When the foliage in your garden begins to thin, it is a good time to check out the places where some plants have not done as well as others and smell the soil. Everyone who gardens knows that soil is alive and the well-being of your plants depends on the nutrients in your soil. When the children were little I took them to the river, the creek, the fields, and the woods to feel and smell the differences in the soil. Healthy soil has a rich distinctive aroma; soil devoid of nutrients looses this all-telling “dirt smell” and will need some help to regain any strength.

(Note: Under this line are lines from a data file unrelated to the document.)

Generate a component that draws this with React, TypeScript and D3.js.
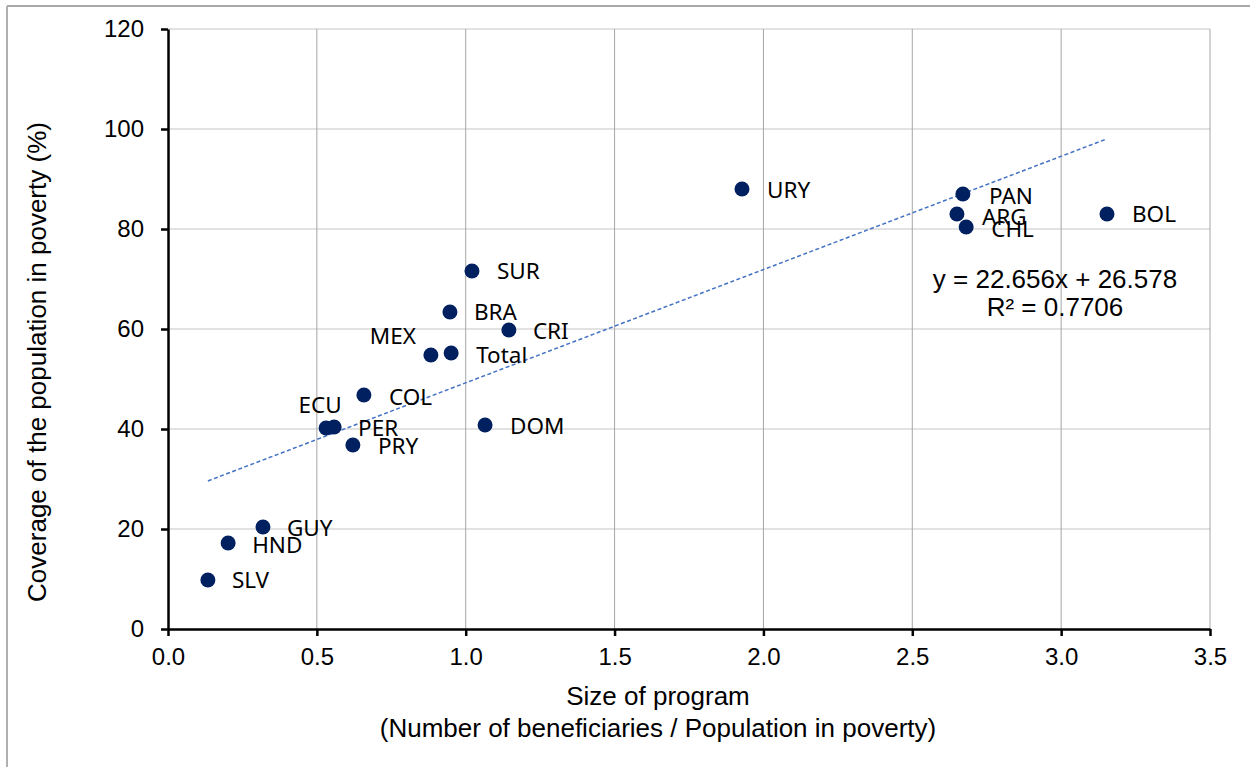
import * as d3 from "d3";
import { useEffect, useRef } from "react";

const width = 1250,
  height = 767,
  marginTop = 29,
  marginRight = 40,
  marginBottom = 138,
  marginLeft = 168;

// countries / points
const codes = ["URY", "PAN", "ARG", "CHL", "BOL", "SUR", "BRA", "CRI", "MEX", "Total", "COL", "ECU", "PER", "PRY", "DOM", "GUY", "HND", "SLV"];
const sizeOfProgram = [1.928, 2.67, 2.65, 2.681, 3.154, 1.021, 0.947, 1.145, 0.883, 0.951, 0.658, 0.531, 0.558, 0.621, 1.065, 0.319, 0.202, 0.134];
const coverage = [88.0, 87.0, 83.0, 80.4, 83.0, 71.6, 63.4, 59.8, 54.8, 55.2, 46.8, 40.2, 40.4, 36.8, 40.8, 20.4, 17.2, 9.8];

// label placement relative to the dot (px)
const labelDx = [25, 26, 25, 25, 25, 25, 24, 24, -15, 25, 25, -6, 24, 25, 25, 24, 24, 24];
const labelDy = [1, 2, 3, 2, 0, 0, 0, 1, -19, 2, 2, -23, 1, 1, 1, 1, 2, 0];
const labelAnchor = ["start", "start", "start", "start", "start", "start", "start", "start", "end", "start", "start", "middle", "start", "start", "start", "start", "start", "start"];

const xTicks = [0, 0.5, 1, 1.5, 2, 2.5, 3, 3.5];
const yTicks = [0, 20, 40, 60, 80, 100, 120];

const slope = 22.656,
  intercept = 26.578;
const eqText = "y = 22.656x + 26.578";
const r2Text = "R² = 0.7706";

export default function App() {
  const ref = useRef<SVGSVGElement | null>(null);

  useEffect(() => {
    if (!ref.current) return;
    const svg = d3.select(ref.current);
    svg.selectAll("*").remove();

    const x = d3.scaleLinear([0, 3.5], [marginLeft, width - marginRight]);
    const y = d3.scaleLinear([0, 120], [height - marginBottom, marginTop]);

    // outer frame (top + left only visible)
    svg.append("line").attr("x1", 7).attr("x2", width).attr("y1", 6).attr("y2", 6).attr("stroke", "#8c8c8c").attr("stroke-width", 1.5);
    svg.append("line").attr("x1", 7).attr("x2", 7).attr("y1", 6).attr("y2", height).attr("stroke", "#b0b0b0").attr("stroke-width", 2);

    // grid
    svg
      .append("g")
      .selectAll("line")
      .data(yTicks.filter((d) => d > 0))
      .join("line")
      .attr("x1", marginLeft)
      .attr("x2", x(3.5))
      .attr("y1", (d) => y(d))
      .attr("y2", (d) => y(d))
      .attr("stroke", "#d9d9d9")
      .attr("stroke-width", 1.5);
    svg
      .append("g")
      .selectAll("line")
      .data(xTicks.filter((d) => d > 0))
      .join("line")
      .attr("x1", (d) => x(d))
      .attr("x2", (d) => x(d))
      .attr("y1", y(120))
      .attr("y2", y(0))
      .attr("stroke", "#a6a6a6")
      .attr("stroke-width", 1);

    // axes
    const font = "'Liberation Sans', Arial, sans-serif";
    svg
      .append("g")
      .attr("transform", `translate(0,${y(0)})`)
      .call(d3.axisBottom(x).tickValues(xTicks).tickFormat(d3.format(".1f")).tickSize(7).tickSizeOuter(0).tickPadding(12))
      .call((g) => g.select(".domain").attr("stroke", "#000").attr("stroke-width", 2.5))
      .call((g) => g.selectAll(".tick line").attr("stroke-width", 2.5))
      .call((g) => g.selectAll(".tick text").attr("font-family", font).attr("font-size", 24).attr("fill", "#000"));
    svg
      .append("g")
      .attr("transform", `translate(${marginLeft},0)`)
      .call(d3.axisLeft(y).tickValues(yTicks).tickSize(7).tickSizeOuter(0).tickPadding(17))
      .call((g) => g.select(".domain").attr("stroke", "#000").attr("stroke-width", 2.5))
      .call((g) => g.selectAll(".tick line").attr("stroke-width", 2.5))
      .call((g) => g.selectAll(".tick text").attr("font-family", font).attr("font-size", 24).attr("fill", "#000"));

    // axis titles
    svg
      .append("text")
      .attr("x", 658)
      .attr("y", 705)
      .attr("text-anchor", "middle")
      .attr("font-family", font)
      .attr("font-size", 26)
      .text("Size of program");
    svg
      .append("text")
      .attr("x", 658)
      .attr("y", 737)
      .attr("text-anchor", "middle")
      .attr("font-family", font)
      .attr("font-size", 26)
      .text("(Number of beneficiaries / Population in poverty)");
    svg
      .append("text")
      .attr("transform", `translate(46,362) rotate(-90)`)
      .attr("text-anchor", "middle")
      .attr("font-family", font)
      .attr("font-size", 26)
      .text("Coverage of the population in poverty (%)");

    // trendline
    const xMin = d3.min(sizeOfProgram) as number,
      xMax = d3.max(sizeOfProgram) as number;
    const line = d3
      .line<number>()
      .x((d) => x(d))
      .y((d) => y(slope * d + intercept));
    svg
      .append("path")
      .attr("fill", "none")
      .attr("stroke", "#4472C4")
      .attr("stroke-width", 1.5)
      .attr("stroke-dasharray", "4,2.5")
      .attr("d", line([xMin, xMax]));

    // points
    svg
      .append("g")
      .selectAll("circle")
      .data(codes)
      .join("circle")
      .attr("cx", (_, i) => x(sizeOfProgram[i]))
      .attr("cy", (_, i) => y(coverage[i]))
      .attr("r", 7.5)
      .attr("fill", "#002060");

    // labels
    svg
      .append("g")
      .selectAll("text")
      .data(codes)
      .join("text")
      .attr("x", (_, i) => x(sizeOfProgram[i]) + labelDx[i])
      .attr("y", (_, i) => y(coverage[i]) + labelDy[i])
      .attr("dy", "0.35em")
      .attr("text-anchor", (_, i) => labelAnchor[i])
      .attr("font-family", "'Noto Sans', 'Open Sans', sans-serif")
      .attr("font-size", 22.5)
      .attr("fill", "#000")
      .text((d) => d);

    // equation
    svg
      .append("text")
      .attr("x", 1055)
      .attr("y", 288)
      .attr("text-anchor", "middle")
      .attr("font-family", font)
      .attr("font-size", 26)
      .text(eqText);
    svg
      .append("text")
      .attr("x", 1055)
      .attr("y", 316)
      .attr("text-anchor", "middle")
      .attr("font-family", font)
      .attr("font-size", 26)
      .text(r2Text);
  }, []);

  return (
    <svg
      ref={ref}
      width={width}
      height={height}
      viewBox={`0 0 ${width} ${height}`}
      style={{ position: "absolute", left: 0, top: 0, background: "#fff" }}
    />
  );
}
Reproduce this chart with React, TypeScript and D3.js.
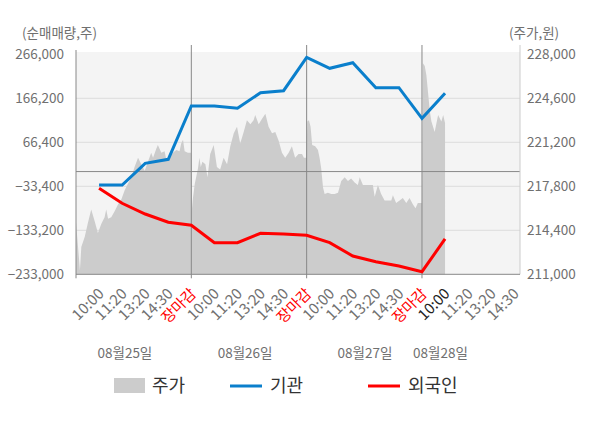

The texture of dirt depends upon the mineral content in it. Sand has the largest particles that can be seen, silts are very small and clays are microscopic. To acquaint yourself with the smell of healthy soil, go to a spot in your garden under a tree, dig a trowel full and inhale the aroma....it will smell alive. It has gathered nutrients from the leaves which have fallen and the grass clippings which have been thrown its way. The decomposition which has ensued over time has created a rich, nurturing soil full of nutrients, which is why the forest floor is always occupied.
Since no amount of processed fertilizer can add to the garden what decomposing vegetation can add, remember to toss grass clippings and fallen leaves into the flower beds. Over the winter with rains and snow, they will meld into the garden, disintegrate, and replenish the soil while you are not noticing.... the garden will thank you.